Keynote Talks
Day 1:
  • Challenges for an Analytical Ecosystem
    Ramesh Bhashyam, Teradata Fellow and CTO Teradata India
Day 2 and 3 (Joint with CODS)
  • Lise Getoor (Univ. California, Santa Cruz)
  • Sriram Raghavan (Director, IBM Research India) (Industrial Keynote)
  • Srini Parthasarathy (Ohio State Univ.)

Challenges for an Analytical Ecosystem
Ramesh Bhashyam, Teradata Fellow, and CTO Teradata India

Bio:
Ramesh Bhashyam has been with Teradata Corporation for over 20 years. He interest areas include query optimization and parallel execution. He was voted as a Teradata Fellow in 2010. Prior to Teradata he worked for about 6 years at Inference Corporation - an AI company in Los Angeles. Ramesh has a bachelor's in electrical engineering and a master's in computer science. Ramesh has several patents to his credit.

Abstract
Data generation has evolved from transactional data to first behavioral data and then onto observational or sensor data. The first step in this evolution was from transactional to web log and machine generated data. Social media data increased with more devices such as smart phones that enable human interactions. Sensor data marks the next phase of this evolution.

It is not data volume alone that requires attention. It is the complexity of the data model. There are strongly coupled well-structured data such as transactional data in relational tables.
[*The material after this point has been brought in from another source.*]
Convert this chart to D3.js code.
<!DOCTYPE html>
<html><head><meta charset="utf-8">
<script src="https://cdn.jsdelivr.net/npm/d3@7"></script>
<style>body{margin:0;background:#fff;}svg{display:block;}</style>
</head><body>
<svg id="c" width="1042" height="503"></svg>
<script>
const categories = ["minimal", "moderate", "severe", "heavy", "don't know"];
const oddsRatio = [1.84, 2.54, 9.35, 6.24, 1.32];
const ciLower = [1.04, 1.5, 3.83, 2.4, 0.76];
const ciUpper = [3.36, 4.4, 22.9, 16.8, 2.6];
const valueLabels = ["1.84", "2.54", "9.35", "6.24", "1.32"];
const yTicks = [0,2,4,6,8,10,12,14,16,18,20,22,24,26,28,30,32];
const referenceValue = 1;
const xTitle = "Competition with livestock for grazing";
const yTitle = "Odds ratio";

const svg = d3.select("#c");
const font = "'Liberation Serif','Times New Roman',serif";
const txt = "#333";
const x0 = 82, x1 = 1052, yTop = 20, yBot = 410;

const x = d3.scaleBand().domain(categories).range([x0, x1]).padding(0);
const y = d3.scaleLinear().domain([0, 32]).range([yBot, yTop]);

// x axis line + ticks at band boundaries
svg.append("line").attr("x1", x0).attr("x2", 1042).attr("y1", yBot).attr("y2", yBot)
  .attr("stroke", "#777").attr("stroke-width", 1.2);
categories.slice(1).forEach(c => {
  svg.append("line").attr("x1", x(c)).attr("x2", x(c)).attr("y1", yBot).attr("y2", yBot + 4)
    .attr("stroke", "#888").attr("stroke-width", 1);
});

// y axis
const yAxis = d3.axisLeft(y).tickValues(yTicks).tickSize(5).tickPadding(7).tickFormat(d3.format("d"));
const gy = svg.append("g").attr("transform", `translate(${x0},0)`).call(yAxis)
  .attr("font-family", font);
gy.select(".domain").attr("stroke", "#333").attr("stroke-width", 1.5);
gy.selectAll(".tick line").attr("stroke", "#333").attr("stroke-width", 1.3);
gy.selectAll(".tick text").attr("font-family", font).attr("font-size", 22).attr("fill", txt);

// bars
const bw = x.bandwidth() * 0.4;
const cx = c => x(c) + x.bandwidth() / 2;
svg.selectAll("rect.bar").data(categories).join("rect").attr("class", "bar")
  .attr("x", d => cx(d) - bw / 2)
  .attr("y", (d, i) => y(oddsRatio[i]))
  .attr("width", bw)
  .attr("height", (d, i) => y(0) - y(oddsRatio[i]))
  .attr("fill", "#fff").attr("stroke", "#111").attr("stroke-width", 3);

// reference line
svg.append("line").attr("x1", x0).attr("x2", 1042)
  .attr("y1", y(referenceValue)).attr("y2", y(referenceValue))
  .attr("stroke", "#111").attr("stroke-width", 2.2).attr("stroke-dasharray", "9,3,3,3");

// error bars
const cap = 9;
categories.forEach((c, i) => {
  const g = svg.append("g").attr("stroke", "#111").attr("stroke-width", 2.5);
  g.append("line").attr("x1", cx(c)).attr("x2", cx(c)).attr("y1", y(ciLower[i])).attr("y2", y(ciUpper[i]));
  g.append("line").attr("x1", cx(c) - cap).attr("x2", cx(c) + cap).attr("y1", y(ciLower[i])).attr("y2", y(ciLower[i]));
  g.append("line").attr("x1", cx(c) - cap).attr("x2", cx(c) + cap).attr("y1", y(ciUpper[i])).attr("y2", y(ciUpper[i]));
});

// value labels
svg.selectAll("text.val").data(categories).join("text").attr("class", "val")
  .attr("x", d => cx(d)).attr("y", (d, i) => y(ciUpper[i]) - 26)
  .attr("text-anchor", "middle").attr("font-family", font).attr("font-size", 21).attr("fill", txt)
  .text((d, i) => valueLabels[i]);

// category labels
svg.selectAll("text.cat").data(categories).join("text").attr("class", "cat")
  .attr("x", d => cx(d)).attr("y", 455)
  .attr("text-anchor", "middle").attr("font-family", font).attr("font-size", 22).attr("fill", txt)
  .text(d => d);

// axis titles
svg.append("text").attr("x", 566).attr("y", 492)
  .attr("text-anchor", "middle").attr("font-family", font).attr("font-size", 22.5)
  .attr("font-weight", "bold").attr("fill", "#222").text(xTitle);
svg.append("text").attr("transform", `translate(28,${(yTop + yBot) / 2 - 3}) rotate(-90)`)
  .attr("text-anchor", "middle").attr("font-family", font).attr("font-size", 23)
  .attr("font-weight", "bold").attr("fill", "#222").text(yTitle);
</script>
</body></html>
There are loosely coupled semi structured data such as XML and JSON data. There are finally unstructured data from free text, voice, and social media data. All these have different complexities and different models for data or lack thereof.

Deriving value from such data require combining these different sources. Unlike in the past when analysis was restricted to highly-structured transactional data analytic value is derived from combining the different sources. Data is made more meaningful when context is added to the data items. For example knowing the repair history of a part makes it possible to derive meaning from the current sensor data. More contexts add more insight. We show some use cases for such analysis in our talk.

An integrated analytic ecosystem is needed to derive value from the different forms of data. The ecosystem can be categorized as: 1) Data ingest where all data is acquired and stored. The metric here is cost per TB storage. 2) Data platform where the right platform is used to store and manage the data. Data warehouses are a part of this category. There are different types of data and whether different forms of file system are appropriate or a polymorphic file system for storing all types are some consideration in this category. 3) Analytic where machine learning and other forms of deep analytic is applied on the data. Considerations such as standalone systems versus multi-genre analytics are a part of this category.

There are many challenges in building and managing such an analytic ecosystem. There are different aspects to programming for access to cross-platform data and cross-analytic engines. The options range from virtual data frames using procedural languages like R and Python to enhancements to SQL. Query optimization is no longer about optimizing for a single platform but across platforms with more dimensions that must be optimized. Support must be provided for complex analytics from UDF in SQL to stand alone deep learning open system sources like TensorFlow. Finally acceleration technologies such as GPU that speed up execution must find a place in the ecosystem for efficient execution. There are many other challenges. We will consider some of these in our talk.